Lanterman Falls in Mill Creek Park
During the Revolutionary War, many people of Connecticut had seriously suffered, chiefly from fire, from the incursions of the British troops, and the State being poorly able to compensate them in money decided to do so in land. Accordingly the General Assembly of that state appointed a committee to determine the names and losses of these sufferers. The number was thus determined to be 1,870, and the aggregate of the losses calculated, and on may 11, 1792, the State quit-claim for the benefit of those sufferers its title to 500,000 acres of land lying across the west end of the Western Reserve, embracing what are now the counties of Erie and Huron. And this tract has ever since been known as “The Fire Lands.” After the cession of her western claims to the general government and the use of the Fire Lands portion of the Reserve to pay her debts to some of her people, it became a serious question with Connecticut what to do with the remainder of the Western Reserve. It was not exactly like a “White Elephant” on her lands, for it cost her nothing, but it was quite like one in the respect that she had no use for it and could not sell it. She tried to sell it and failed. It was a long way off from Connecticut, was a wilderness scarcely known, and was inhabited only by savages, who claimed and had an older and better title than she had. Besides, her own title was liable to serious objections and was in great danger of being superseded by their better title of the United States, derived either from the cessions from the other states claiming the same territory, or, if they had no title, from the treaty of peace with Great Britain which ceded to the United States all her claims to this territory. There was another reason, to be mentioned later, why Connecticut found it difficult to sell the Western Reserve, but finally in September, 1795, she sold the whole remaining tract, without measurement, to thirty-five persons for $1,200,000. This, the largest land sale ever made in Ohio, was purely a matter of speculation.

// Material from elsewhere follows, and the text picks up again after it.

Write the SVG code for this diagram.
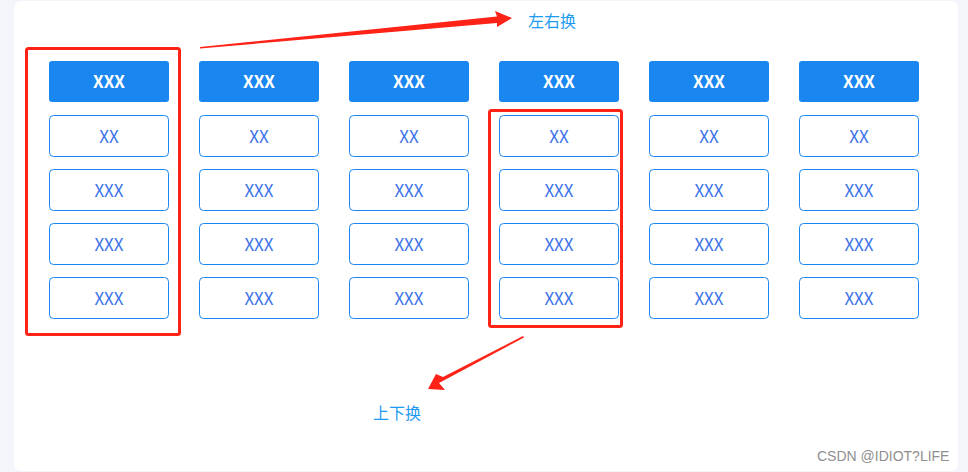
<svg xmlns="http://www.w3.org/2000/svg" width="968" height="472" viewBox="0 0 968 472">
<style>
.hd{fill:#1a86f0;}
.cell{fill:#fff;stroke:#1a86f0;stroke-width:1;}
.ht{font-family:"Noto Sans CJK SC","Noto Sans",sans-serif;font-size:17px;font-weight:bold;fill:#fff;text-anchor:middle;}
.ct{font-family:"Noto Sans CJK SC","Noto Sans",sans-serif;font-size:17px;fill:#3d74e8;text-anchor:middle;}
.lbl{font-family:"Noto Sans CJK SC",sans-serif;font-size:16px;fill:#1e9bf0;}
.sel{fill:none;stroke:#ff2217;stroke-width:3;}
</style>
<rect x="0" y="0" width="968" height="472" fill="#f4f5fa"/>
<rect x="14" y="1" width="944" height="470" rx="7" fill="#fff"/>
<defs>
<g id="col">
<rect class="hd" x="0" y="0" width="120" height="41" rx="3"/>
<text class="ht" x="60" y="27">XXX</text>
<rect class="cell" x="0.5" y="54.5" width="119" height="41" rx="4"/>
<text class="ct" x="60" y="82">XX</text>
<rect class="cell" x="0.5" y="108.5" width="119" height="41" rx="4"/>
<text class="ct" x="60" y="136">XXX</text>
<rect class="cell" x="0.5" y="162.5" width="119" height="41" rx="4"/>
<text class="ct" x="60" y="190">XXX</text>
<rect class="cell" x="0.5" y="216.5" width="119" height="41" rx="4"/>
<text class="ct" x="60" y="244">XXX</text>
</g>
</defs>
<g id="col1"><use href="#col" x="49" y="61"/></g>
<g id="col2"><use href="#col" x="199" y="61"/></g>
<g id="col3"><use href="#col" x="349" y="61"/></g>
<g id="col4"><use href="#col" x="499" y="61"/></g>
<g id="col5"><use href="#col" x="649" y="61"/></g>
<g id="col6"><use href="#col" x="799" y="61"/></g>
<g id="selections">
<rect class="sel" x="26.5" y="48.5" width="153" height="286" rx="2"/>
<rect class="sel" x="489.5" y="110.5" width="132" height="216" rx="2"/>
</g>
<g id="connectors" fill="#ff2217">
<polygon points="200,47 497,16.5 495,11 512,18 497,27 497,23 200,48.5"/>
<polygon points="523,336 443,377 436,374 428,389 445,390 439,383 524,337.5"/>
</g>
<g id="labels">
<text class="lbl" x="528" y="27">左右换</text>
<text class="lbl" x="373" y="419">上下换</text>
</g>
<text x="817" y="461" font-family="Liberation Sans,Arial,sans-serif" font-size="14" fill="#8f8f8f">CSDN @IDIOT?LIFE</text>
</svg>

The purchase was suppose to contain over 4,000,000 acres, and at just 4,000,000 acres. the original price of all the land in the Western Reserve, except the Fire Lands, was thirty cents an acre. But, because Lake Erie, the northern boundary, took toward the west, a more southernly trend than was supposed or shown by the old maps, the amount was in fact, less than three million acres. The fact that a mistake of over a million acres could be then condition of this part of the country, and how little was known of it.

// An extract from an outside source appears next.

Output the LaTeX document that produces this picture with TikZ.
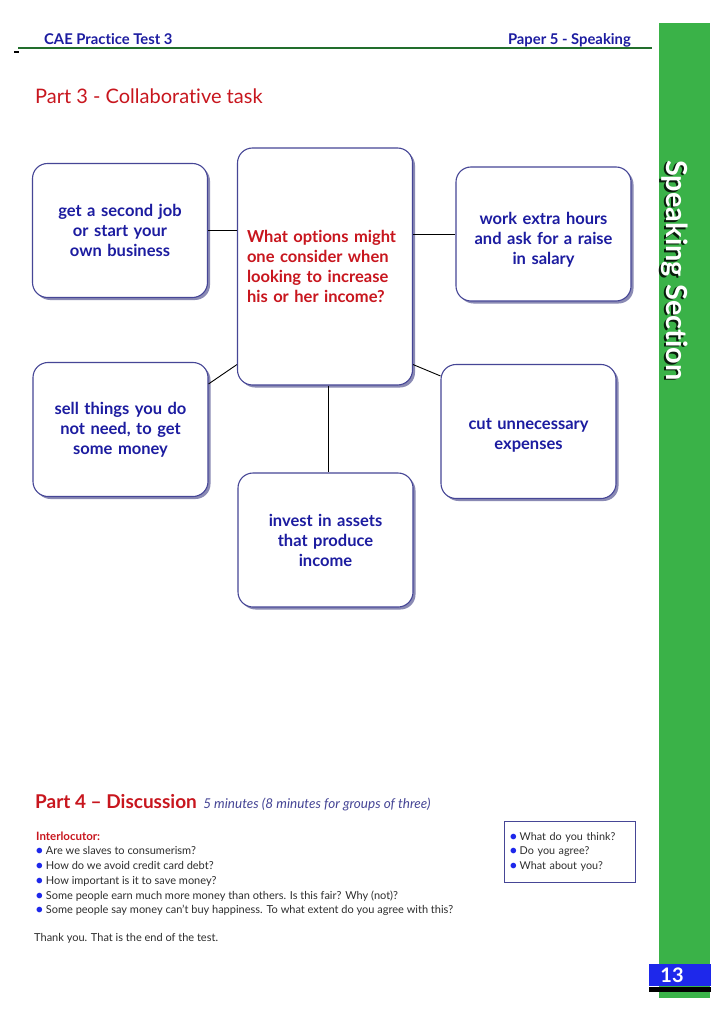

This $1,200,000, with its accumulated interest, has for many years constituted the entire common school fund for the State of Connecticut. It could not have been put to better use.
The purchase was made upon credit, the purchasers given their several bonds for several sums aggregating $1,200,000, and afterwards generally secured their payments by mortgages. While the purchase was nominally made by thirty-five persons, there were fifty-eight interested in it. These organized themselves into what is known as “The Connecticut Land Company”, caused the purchase to be surveyed into townships five miles square, and subsequently divided it among the owners in proportion to the sum paid by each, of the sum of the $1,200,000 purchase price.

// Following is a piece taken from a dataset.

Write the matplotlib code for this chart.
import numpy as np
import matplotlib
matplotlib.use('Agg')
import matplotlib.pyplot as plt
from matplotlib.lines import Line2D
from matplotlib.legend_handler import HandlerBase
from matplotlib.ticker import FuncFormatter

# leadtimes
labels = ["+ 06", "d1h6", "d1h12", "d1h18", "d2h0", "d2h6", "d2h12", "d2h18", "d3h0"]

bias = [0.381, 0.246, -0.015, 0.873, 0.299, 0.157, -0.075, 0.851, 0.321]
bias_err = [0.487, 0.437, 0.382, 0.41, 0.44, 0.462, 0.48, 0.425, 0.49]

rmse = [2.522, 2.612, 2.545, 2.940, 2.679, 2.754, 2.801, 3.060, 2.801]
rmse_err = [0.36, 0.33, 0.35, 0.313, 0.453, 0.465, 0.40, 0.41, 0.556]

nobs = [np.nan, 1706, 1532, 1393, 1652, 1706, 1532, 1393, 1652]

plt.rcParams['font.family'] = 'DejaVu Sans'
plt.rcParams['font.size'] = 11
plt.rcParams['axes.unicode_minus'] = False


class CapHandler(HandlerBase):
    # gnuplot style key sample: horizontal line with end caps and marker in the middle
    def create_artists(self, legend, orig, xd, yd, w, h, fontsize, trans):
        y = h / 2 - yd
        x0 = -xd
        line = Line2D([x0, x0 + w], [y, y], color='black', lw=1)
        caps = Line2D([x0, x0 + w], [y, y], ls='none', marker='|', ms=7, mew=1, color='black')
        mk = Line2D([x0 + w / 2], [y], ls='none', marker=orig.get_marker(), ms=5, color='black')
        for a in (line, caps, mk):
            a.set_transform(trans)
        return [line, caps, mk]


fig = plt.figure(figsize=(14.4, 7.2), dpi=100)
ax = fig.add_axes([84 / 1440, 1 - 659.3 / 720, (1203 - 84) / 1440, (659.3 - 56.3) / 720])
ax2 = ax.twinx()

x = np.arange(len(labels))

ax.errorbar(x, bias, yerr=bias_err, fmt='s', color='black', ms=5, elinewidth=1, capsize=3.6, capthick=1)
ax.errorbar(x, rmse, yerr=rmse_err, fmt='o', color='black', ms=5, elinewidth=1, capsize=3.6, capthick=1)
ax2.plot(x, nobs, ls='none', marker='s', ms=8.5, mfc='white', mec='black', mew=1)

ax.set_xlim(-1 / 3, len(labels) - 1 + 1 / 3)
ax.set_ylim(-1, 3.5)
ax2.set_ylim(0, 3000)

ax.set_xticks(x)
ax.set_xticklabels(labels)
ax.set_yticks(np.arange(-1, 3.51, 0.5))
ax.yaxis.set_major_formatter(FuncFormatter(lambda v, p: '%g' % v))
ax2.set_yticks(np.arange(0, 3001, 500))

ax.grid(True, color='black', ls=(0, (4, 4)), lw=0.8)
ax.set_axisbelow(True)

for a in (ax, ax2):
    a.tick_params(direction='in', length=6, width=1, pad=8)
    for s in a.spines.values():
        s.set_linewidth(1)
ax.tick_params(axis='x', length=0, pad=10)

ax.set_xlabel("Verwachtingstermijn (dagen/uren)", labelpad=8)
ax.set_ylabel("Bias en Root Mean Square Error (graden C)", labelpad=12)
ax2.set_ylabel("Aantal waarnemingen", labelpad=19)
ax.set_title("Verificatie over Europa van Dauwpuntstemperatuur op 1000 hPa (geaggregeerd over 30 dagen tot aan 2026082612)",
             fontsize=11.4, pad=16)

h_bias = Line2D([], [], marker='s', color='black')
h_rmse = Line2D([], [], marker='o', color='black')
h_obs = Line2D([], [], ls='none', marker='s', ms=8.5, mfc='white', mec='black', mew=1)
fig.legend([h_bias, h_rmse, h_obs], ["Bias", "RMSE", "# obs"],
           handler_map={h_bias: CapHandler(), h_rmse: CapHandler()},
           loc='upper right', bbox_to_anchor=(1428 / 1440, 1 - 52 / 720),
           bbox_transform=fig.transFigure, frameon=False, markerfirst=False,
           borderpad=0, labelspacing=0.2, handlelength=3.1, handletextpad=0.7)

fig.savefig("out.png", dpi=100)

There is much interesting history connected with this part of the transaction, but the time or the occasion does not serve to state here; but there are a few facts connected with it that ought to be more generally known. Usually in tracing title to land in this country, and whenever that title is in dispute, it is necessary, in order to maintain it, to trace the title, in regular succession, either to a sovereign state or to the United States, the only recognized source of the title to lands. But on the Western Reserve, outside of the Fire Lands, it is necessary to trace it back only to the Connecticut Land Company. This is because by the act of its legislature, all the title that Connecticut had to this part of the Reserve passed to and vested in that company, so that if the state had title, this company had, and any title properly derived from it must be good and it is unnecessary to go back any further. And on the other hand, if Connecticut had no title originally, because of the better title in one or more states, yet these had conveyed their title to the General Government, and if none of them had title to the treaty of peace with Great Britain, and when later, as will be mentioned, it accepted governmental jurisdiction over the Reserve, it confirmed the title of Connecticut and of the Land Company. So that there is no place where there is better or more security for the land titles than on the Reserve, as they merge the title of all the claimant States of the United States, and of Great Britain. But even this, as in the case of most original land grabbers, takes no account of the better Indian title, of which I shall speak later.
Another matter of interest is the frequency with which the names of persons occur in the names of the townships on the Reserve. As I have said, the Connecticut Land Company apportioned its land in proportion to the sum paid by the original purchasers. In some cases, one paid for and took a whole township and called it after his name. Thus Cleveland was named for General Moses Cleveland, Warren for Moses Warren, one of the surveyors and proprietors; Youngstown for John Young, and many others in the same way.
Another matter of interest and of more importance is the way land is described on the Reserve, as to the township in which it lies, on deeds of conveyance. Originally, and to a great extent still, it is described as being in township number - of Range - west, in the Connecticut Western Reserve, and this is quite as accurate and certain without the name of the township or even the county as with it. As I have said, the southwest corner of the Western Reserve is the intersection of the western line of Pennsylvania with the forty-first parallel of north latitude. The surveyors laid off the Reserve into townships five miles square, beginning five miles west of this southern corner, and running north to the north boundary, Lake Erie. Other parallel lines, five miles apart, were run until the western boundary was reached. The space between these lines were called ranges. Thus, the first or the one next to the Pennsylvania line, was called Range One, the next, Range Two, and so on. Then lines were run traversaly, or east and west, five miles apart, beginning five miles north of the boundary line. The space between these lines were called townships, and were numbered consecutively from the southern lines, so that a township was accurately described by stating in what range it was west, and the number of township north. Thus Youngstown is Township Two of Range Two, for it is the second township north of the southern boundary and in the second range of townships west of the Pennsylvania line. Warren is township four because it is the fourth one north, and range four, because it is the fourth range of townships west of the Pennsylvania line.
[Non-pertinent material omitted.]
In his address, Mr. Hutchins referred to the erroneous 1797 date for the founding of Youngstown, but the 1796 date has since been accepted by the City of Youngstown, the Mahoning Valley Historical Society, and Mahoning County.
We must stress that intensive work was involved in researching the true date by the Historical Society, and that they have in their possession all of the material that went into that research, thus legally establishing the 1796 date once and for all times, and we have no intention of questioning it in order to satisfy the egos of those who still cling to the 1797 date.
The Wick-Schaff monograph states that John Young and his party arrived here on June 27, 1796, just one week before General Moses Cleveland and his party arrived at Conneaut on July 4th, 1796.
That same year, Young sold a parcel of land to Daniel Shehy, who took immediate possession and started to build his home, as that was one of the terms of the sale.